Data excerpt -
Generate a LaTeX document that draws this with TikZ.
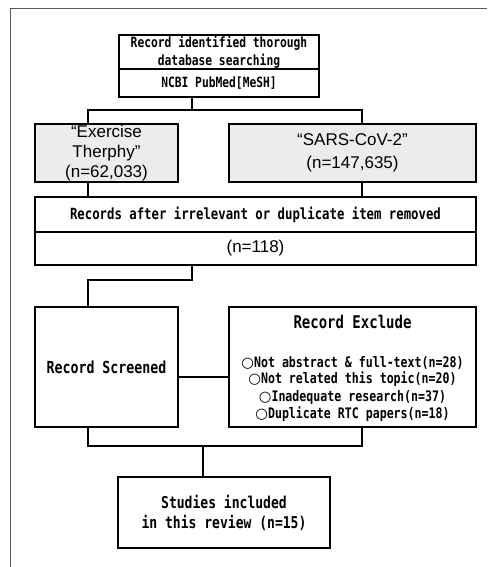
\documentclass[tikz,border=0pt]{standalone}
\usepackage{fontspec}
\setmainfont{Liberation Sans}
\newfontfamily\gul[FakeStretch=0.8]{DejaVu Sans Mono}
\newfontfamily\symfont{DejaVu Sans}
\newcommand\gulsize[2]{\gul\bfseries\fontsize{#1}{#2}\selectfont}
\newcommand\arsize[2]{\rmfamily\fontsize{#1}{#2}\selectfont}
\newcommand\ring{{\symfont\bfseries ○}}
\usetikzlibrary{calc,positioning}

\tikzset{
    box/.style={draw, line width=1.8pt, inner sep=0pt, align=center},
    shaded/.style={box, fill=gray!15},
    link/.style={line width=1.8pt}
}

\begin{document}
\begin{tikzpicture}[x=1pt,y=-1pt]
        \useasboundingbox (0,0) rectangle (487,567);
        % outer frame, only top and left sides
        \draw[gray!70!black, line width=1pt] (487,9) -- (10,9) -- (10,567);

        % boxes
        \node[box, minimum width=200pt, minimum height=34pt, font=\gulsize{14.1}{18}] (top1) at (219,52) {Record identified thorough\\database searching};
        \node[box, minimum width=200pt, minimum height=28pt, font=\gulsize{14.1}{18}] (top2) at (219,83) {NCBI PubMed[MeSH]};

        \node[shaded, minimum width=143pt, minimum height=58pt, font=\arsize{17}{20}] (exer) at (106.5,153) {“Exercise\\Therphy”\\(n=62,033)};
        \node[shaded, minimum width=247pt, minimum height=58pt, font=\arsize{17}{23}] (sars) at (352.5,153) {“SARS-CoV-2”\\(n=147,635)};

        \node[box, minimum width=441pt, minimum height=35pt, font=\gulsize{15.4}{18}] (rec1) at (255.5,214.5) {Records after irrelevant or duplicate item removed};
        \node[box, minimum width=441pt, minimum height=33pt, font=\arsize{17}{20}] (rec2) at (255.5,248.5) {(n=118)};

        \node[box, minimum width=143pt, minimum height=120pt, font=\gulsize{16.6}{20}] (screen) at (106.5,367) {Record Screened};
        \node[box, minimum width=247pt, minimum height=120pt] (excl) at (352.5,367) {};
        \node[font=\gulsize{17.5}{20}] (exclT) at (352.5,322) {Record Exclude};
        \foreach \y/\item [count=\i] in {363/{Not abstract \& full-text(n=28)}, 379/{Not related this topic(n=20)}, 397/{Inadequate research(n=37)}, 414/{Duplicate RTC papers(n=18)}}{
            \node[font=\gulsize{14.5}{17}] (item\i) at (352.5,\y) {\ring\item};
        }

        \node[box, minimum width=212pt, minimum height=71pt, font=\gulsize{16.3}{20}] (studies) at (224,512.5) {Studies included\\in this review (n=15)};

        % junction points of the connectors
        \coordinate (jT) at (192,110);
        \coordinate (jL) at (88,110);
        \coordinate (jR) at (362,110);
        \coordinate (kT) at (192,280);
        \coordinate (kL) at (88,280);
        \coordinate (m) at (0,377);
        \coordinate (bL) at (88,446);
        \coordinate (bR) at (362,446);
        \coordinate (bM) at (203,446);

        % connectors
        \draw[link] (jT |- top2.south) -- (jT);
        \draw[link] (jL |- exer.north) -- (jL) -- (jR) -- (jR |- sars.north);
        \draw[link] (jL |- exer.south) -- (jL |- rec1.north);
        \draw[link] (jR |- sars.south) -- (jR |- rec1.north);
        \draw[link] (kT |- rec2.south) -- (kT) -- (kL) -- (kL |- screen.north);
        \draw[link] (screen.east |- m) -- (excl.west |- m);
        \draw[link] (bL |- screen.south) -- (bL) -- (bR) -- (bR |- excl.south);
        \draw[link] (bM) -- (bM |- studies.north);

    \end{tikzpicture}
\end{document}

Exercise description - Copy the whole listing above word for word but do not carry over the pictures.

Solution to the exercise -
Generate a LaTeX document that draws this with TikZ.
\documentclass[tikz,border=0pt]{standalone}
\usepackage{fontspec}
\setmainfont{Liberation Sans}
\newfontfamily\gul[FakeStretch=0.8]{DejaVu Sans Mono}
\newfontfamily\symfont{DejaVu Sans}
\newcommand\gulsize[2]{\gul\bfseries\fontsize{#1}{#2}\selectfont}
\newcommand\arsize[2]{\rmfamily\fontsize{#1}{#2}\selectfont}
\newcommand\ring{{\symfont\bfseries ○}}
\usetikzlibrary{calc,positioning}

\tikzset{
    box/.style={draw, line width=1.8pt, inner sep=0pt, align=center},
    shaded/.style={box, fill=gray!15},
    link/.style={line width=1.8pt}
}

\begin{document}
\begin{tikzpicture}[x=1pt,y=-1pt]
        \useasboundingbox (0,0) rectangle (487,567);
        % outer frame, only top and left sides
        \draw[gray!70!black, line width=1pt] (487,9) -- (10,9) -- (10,567);

        % boxes
        \node[box, minimum width=200pt, minimum height=34pt, font=\gulsize{14.1}{18}] (top1) at (219,52) {Record identified thorough\\database searching};
        \node[box, minimum width=200pt, minimum height=28pt, font=\gulsize{14.1}{18}] (top2) at (219,83) {NCBI PubMed[MeSH]};

        \node[shaded, minimum width=143pt, minimum height=58pt, font=\arsize{17}{20}] (exer) at (106.5,153) {“Exercise\\Therphy”\\(n=62,033)};
        \node[shaded, minimum width=247pt, minimum height=58pt, font=\arsize{17}{23}] (sars) at (352.5,153) {“SARS-CoV-2”\\(n=147,635)};

        \node[box, minimum width=441pt, minimum height=35pt, font=\gulsize{15.4}{18}] (rec1) at (255.5,214.5) {Records after irrelevant or duplicate item removed};
        \node[box, minimum width=441pt, minimum height=33pt, font=\arsize{17}{20}] (rec2) at (255.5,248.5) {(n=118)};

        \node[box, minimum width=143pt, minimum height=120pt, font=\gulsize{16.6}{20}] (screen) at (106.5,367) {Record Screened};
        \node[box, minimum width=247pt, minimum height=120pt] (excl) at (352.5,367) {};
        \node[font=\gulsize{17.5}{20}] (exclT) at (352.5,322) {Record Exclude};
        \foreach \y/\item [count=\i] in {363/{Not abstract \& full-text(n=28)}, 379/{Not related this topic(n=20)}, 397/{Inadequate research(n=37)}, 414/{Duplicate RTC papers(n=18)}}{
            \node[font=\gulsize{14.5}{17}] (item\i) at (352.5,\y) {\ring\item};
        }

        \node[box, minimum width=212pt, minimum height=71pt, font=\gulsize{16.3}{20}] (studies) at (224,512.5) {Studies included\\in this review (n=15)};

        % junction points of the connectors
        \coordinate (jT) at (192,110);
        \coordinate (jL) at (88,110);
        \coordinate (jR) at (362,110);
        \coordinate (kT) at (192,280);
        \coordinate (kL) at (88,280);
        \coordinate (m) at (0,377);
        \coordinate (bL) at (88,446);
        \coordinate (bR) at (362,446);
        \coordinate (bM) at (203,446);

        % connectors
        \draw[link] (jT |- top2.south) -- (jT);
        \draw[link] (jL |- exer.north) -- (jL) -- (jR) -- (jR |- sars.north);
        \draw[link] (jL |- exer.south) -- (jL |- rec1.north);
        \draw[link] (jR |- sars.south) -- (jR |- rec1.north);
        \draw[link] (kT |- rec2.south) -- (kT) -- (kL) -- (kL |- screen.north);
        \draw[link] (screen.east |- m) -- (excl.west |- m);
        \draw[link] (bL |- screen.south) -- (bL) -- (bR) -- (bR |- excl.south);
        \draw[link] (bM) -- (bM |- studies.north);

    \end{tikzpicture}
\end{document}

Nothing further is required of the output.